J'ai conçu ce second album avec une certaine maturité
surtout dans l'esprit de la solidarité et de la fraternité.
Il revient aux mélomanes de juger le fruit de mon travail. Le
seul conseil que je leur donne, c'est de payer des cassettes légales
de leurs artistes. Qu'ils sachent que s'ils payent une cassette pirate
même à 300 FCFA (0,46 €), moi je n'ai pas un franc
dedans. C'est la même situation pour tous les autres artistes
du pays. Mais, en payant une oeuvre légale à 900 (1,37
€) ou 1.000 FCFA (1,52 €), ils nous donnent la possibilité
de vivre dans la décence et de pouvoir produire d'autres cassettes.
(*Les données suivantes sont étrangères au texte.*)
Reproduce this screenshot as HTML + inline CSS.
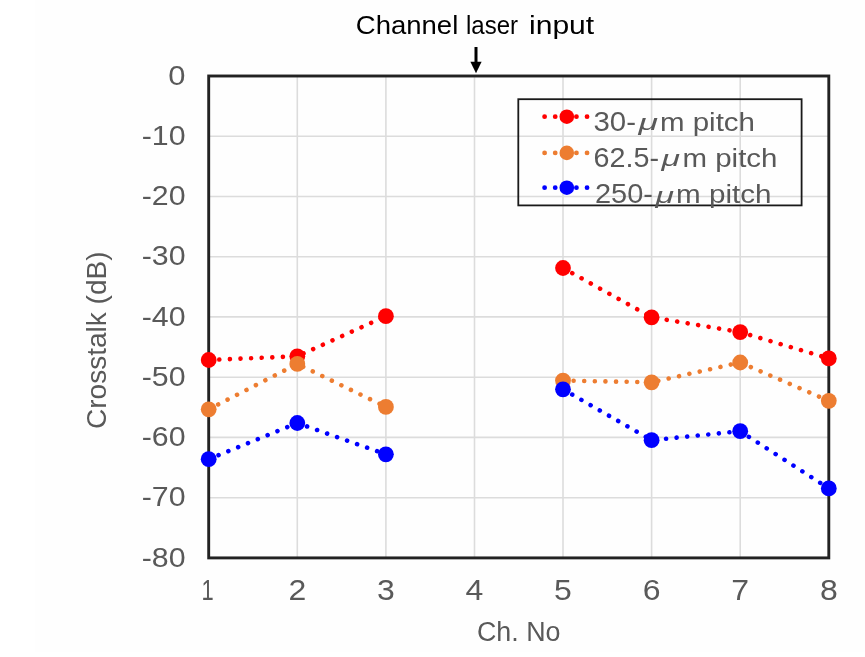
<!DOCTYPE html>
<html lang="en"><head><meta charset="utf-8"><title>Crosstalk chart</title>
<style>html,body{margin:0;padding:0;background:#fff;}body{width:865px;height:657px;overflow:hidden;}svg{display:block;filter:blur(0.55px);}text{font-family:"Liberation Sans","Noto Sans CJK JP",sans-serif;}</style></head><body>
<svg width="865" height="657" viewBox="0 0 865 657">
<rect x="0" y="0" width="865" height="657" fill="#ffffff"/>
<rect x="35" y="0" width="830" height="652" fill="#fefefe"/>
<g stroke="#dcdcdc" stroke-width="1.6" fill="none">
<line x1="297.3" y1="76.0" x2="297.3" y2="557.9"/>
<line x1="385.9" y1="76.0" x2="385.9" y2="557.9"/>
<line x1="474.5" y1="76.0" x2="474.5" y2="557.9"/>
<line x1="563.0" y1="76.0" x2="563.0" y2="557.9"/>
<line x1="651.6" y1="76.0" x2="651.6" y2="557.9"/>
<line x1="740.2" y1="76.0" x2="740.2" y2="557.9"/>
<line x1="208.7" y1="497.7" x2="828.8" y2="497.7"/>
<line x1="208.7" y1="437.4" x2="828.8" y2="437.4"/>
<line x1="208.7" y1="377.2" x2="828.8" y2="377.2"/>
<line x1="208.7" y1="316.9" x2="828.8" y2="316.9"/>
<line x1="208.7" y1="256.7" x2="828.8" y2="256.7"/>
<line x1="208.7" y1="196.5" x2="828.8" y2="196.5"/>
<line x1="208.7" y1="136.2" x2="828.8" y2="136.2"/>
</g>
<rect x="208.7" y="76.0" width="620.1" height="481.9" fill="none" stroke="#222222" stroke-width="2.9"/>
<path d="M208.7 360.0 L297.3 356.3 L385.9 316.2" fill="none" stroke="#ff0000" stroke-width="4.6" stroke-linecap="round" stroke-dasharray="0.01 10.6"/>
<path d="M563.0 268.0 L651.6 317.3 L740.2 332.1 L828.8 358.4" fill="none" stroke="#ff0000" stroke-width="4.6" stroke-linecap="round" stroke-dasharray="0.01 10.6"/>
<circle cx="208.7" cy="360.0" r="7.9" fill="#ff0000"/>
<circle cx="297.3" cy="356.3" r="7.9" fill="#ff0000"/>
<circle cx="385.9" cy="316.2" r="7.9" fill="#ff0000"/>
<circle cx="563.0" cy="268.0" r="7.9" fill="#ff0000"/>
<circle cx="651.6" cy="317.3" r="7.9" fill="#ff0000"/>
<circle cx="740.2" cy="332.1" r="7.9" fill="#ff0000"/>
<circle cx="828.8" cy="358.4" r="7.9" fill="#ff0000"/>
<path d="M208.7 409.3 L297.3 363.9 L385.9 406.9" fill="none" stroke="#ed7d31" stroke-width="4.6" stroke-linecap="round" stroke-dasharray="0.01 10.6"/>
<path d="M563.0 380.6 L651.6 382.3 L740.2 362.5 L828.8 400.8" fill="none" stroke="#ed7d31" stroke-width="4.6" stroke-linecap="round" stroke-dasharray="0.01 10.6"/>
<circle cx="208.7" cy="409.3" r="7.9" fill="#ed7d31"/>
<circle cx="297.3" cy="363.9" r="7.9" fill="#ed7d31"/>
<circle cx="385.9" cy="406.9" r="7.9" fill="#ed7d31"/>
<circle cx="563.0" cy="380.6" r="7.9" fill="#ed7d31"/>
<circle cx="651.6" cy="382.3" r="7.9" fill="#ed7d31"/>
<circle cx="740.2" cy="362.5" r="7.9" fill="#ed7d31"/>
<circle cx="828.8" cy="400.8" r="7.9" fill="#ed7d31"/>
<path d="M208.7 459.2 L297.3 423.0 L385.9 454.3" fill="none" stroke="#0000ff" stroke-width="4.6" stroke-linecap="round" stroke-dasharray="0.01 10.6"/>
<path d="M563.0 389.3 L651.6 440.2 L740.2 431.2 L828.8 488.4" fill="none" stroke="#0000ff" stroke-width="4.6" stroke-linecap="round" stroke-dasharray="0.01 10.6"/>
<circle cx="208.7" cy="459.2" r="7.9" fill="#0000ff"/>
<circle cx="297.3" cy="423.0" r="7.9" fill="#0000ff"/>
<circle cx="385.9" cy="454.3" r="7.9" fill="#0000ff"/>
<circle cx="563.0" cy="389.3" r="7.9" fill="#0000ff"/>
<circle cx="651.6" cy="440.2" r="7.9" fill="#0000ff"/>
<circle cx="740.2" cy="431.2" r="7.9" fill="#0000ff"/>
<circle cx="828.8" cy="488.4" r="7.9" fill="#0000ff"/>
<rect x="518.3" y="99.2" width="283.3" height="106.2" fill="none" stroke="#1a1a1a" stroke-width="1.8"/>
<path d="M544.6 116.7 H590" fill="none" stroke="#ff0000" stroke-width="4.8" stroke-linecap="round" stroke-dasharray="0.01 10.6"/>
<circle cx="566.8" cy="116.7" r="7.3" fill="#ff0000"/>
<text x="593.5" y="131.0" fill="#595959" font-size="27.5" textLength="42.5" lengthAdjust="spacingAndGlyphs">30-</text>
<text x="638.5" y="130.4" fill="#595959" font-size="22.5" font-style="italic" textLength="19.5" lengthAdjust="spacingAndGlyphs">μ</text>
<text x="660.0" y="131.0" fill="#595959" font-size="25" textLength="95.0" lengthAdjust="spacingAndGlyphs">m pitch</text>
<path d="M544.6 152.9 H590" fill="none" stroke="#ed7d31" stroke-width="4.8" stroke-linecap="round" stroke-dasharray="0.01 10.6"/>
<circle cx="566.8" cy="152.9" r="7.3" fill="#ed7d31"/>
<text x="593.5" y="166.8" fill="#595959" font-size="27.5" textLength="65.5" lengthAdjust="spacingAndGlyphs">62.5-</text>
<text x="661.5" y="166.2" fill="#595959" font-size="22.5" font-style="italic" textLength="18.5" lengthAdjust="spacingAndGlyphs">μ</text>
<text x="682.5" y="166.8" fill="#595959" font-size="25" textLength="95.0" lengthAdjust="spacingAndGlyphs">m pitch</text>
<path d="M544.6 187.7 H590" fill="none" stroke="#0000ff" stroke-width="4.8" stroke-linecap="round" stroke-dasharray="0.01 10.6"/>
<circle cx="566.8" cy="187.7" r="7.3" fill="#0000ff"/>
<text x="595.0" y="203.2" fill="#595959" font-size="27.5" textLength="58.0" lengthAdjust="spacingAndGlyphs">250-</text>
<text x="655.5" y="202.6" fill="#595959" font-size="22.5" font-style="italic" textLength="18.5" lengthAdjust="spacingAndGlyphs">μ</text>
<text x="676.0" y="203.2" fill="#595959" font-size="25" textLength="95.5" lengthAdjust="spacingAndGlyphs">m pitch</text>
<text x="168.3" y="84.7" fill="#595959" font-size="28.2" textLength="17.2" lengthAdjust="spacingAndGlyphs">0</text>
<text x="141.7" y="144.9" fill="#595959" font-size="28.2" textLength="43.8" lengthAdjust="spacingAndGlyphs">-10</text>
<text x="141.7" y="205.2" fill="#595959" font-size="28.2" textLength="43.8" lengthAdjust="spacingAndGlyphs">-20</text>
<text x="141.7" y="265.4" fill="#595959" font-size="28.2" textLength="43.8" lengthAdjust="spacingAndGlyphs">-30</text>
<text x="141.7" y="325.6" fill="#595959" font-size="28.2" textLength="43.8" lengthAdjust="spacingAndGlyphs">-40</text>
<text x="141.7" y="385.9" fill="#595959" font-size="28.2" textLength="43.8" lengthAdjust="spacingAndGlyphs">-50</text>
<text x="141.7" y="446.1" fill="#595959" font-size="28.2" textLength="43.8" lengthAdjust="spacingAndGlyphs">-60</text>
<text x="141.7" y="506.4" fill="#595959" font-size="28.2" textLength="43.8" lengthAdjust="spacingAndGlyphs">-70</text>
<text x="141.7" y="566.6" fill="#595959" font-size="28.2" textLength="43.8" lengthAdjust="spacingAndGlyphs">-80</text>
<text x="201.6" y="600" fill="#595959" font-size="29" textLength="12.2" lengthAdjust="spacingAndGlyphs">1</text>
<text x="288.4" y="600" fill="#595959" font-size="29" textLength="17.8" lengthAdjust="spacingAndGlyphs">2</text>
<text x="377.0" y="600" fill="#595959" font-size="29" textLength="17.8" lengthAdjust="spacingAndGlyphs">3</text>
<text x="465.6" y="600" fill="#595959" font-size="29" textLength="17.8" lengthAdjust="spacingAndGlyphs">4</text>
<text x="554.1" y="600" fill="#595959" font-size="29" textLength="17.8" lengthAdjust="spacingAndGlyphs">5</text>
<text x="642.7" y="600" fill="#595959" font-size="29" textLength="17.8" lengthAdjust="spacingAndGlyphs">6</text>
<text x="731.3" y="600" fill="#595959" font-size="29" textLength="17.8" lengthAdjust="spacingAndGlyphs">7</text>
<text x="819.9" y="600" fill="#595959" font-size="29" textLength="17.8" lengthAdjust="spacingAndGlyphs">8</text>
<text x="477" y="640.9" fill="#595959" font-size="28.4" textLength="83.5" lengthAdjust="spacingAndGlyphs">Ch. No</text>
<text transform="translate(106.2 429) rotate(-90)" fill="#595959" font-size="28.4" textLength="177.5" lengthAdjust="spacingAndGlyphs">Crosstalk (dB)</text>
<text x="355.8" y="34" fill="#000" font-size="26.3" textLength="102.5" lengthAdjust="spacingAndGlyphs">Channel</text>
<text x="466.0" y="34" fill="#000" font-size="26.3" textLength="52.0" lengthAdjust="spacingAndGlyphs">laser</text>
<text x="529.0" y="34" fill="#000" font-size="26.3" textLength="65.2" lengthAdjust="spacingAndGlyphs">input</text>
<path d="M476 47 V66" stroke="#000" stroke-width="3" fill="none"/><path d="M470.4 61.8 L476 73.2 L481.6 61.8 Z" fill="#000"/>
</svg></body></html>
Je salue l'initiative des autorités qui ont donné une
machine à sticker au Bureau Malien du Droit d'Auteur BUMDA).
Mais à mon avis, c'est l'attitude des mélomanes qui sera
déterminante dans le succès de la lutte contre la piraterie.
Ce sont eux qui peuvent décider de boycotter les oeuvres piratées
et nous sauver de la misère et de la précarité.
Je rends enfin hommage à Tata
Diakité douloureusement arrachée à l'affection
de tous le 24 janvier dernier. Que son âme repose dans l'infinie
grâce d'Allah. J'ai été particulièrement
affectée par cette tragique et brutale disparition de Tata
parce que la veille de son accident, elle était avec moi au studio.
Elle a fait le choeur de mon album avec générosité,
humilité, courtoisie et professionnalisme.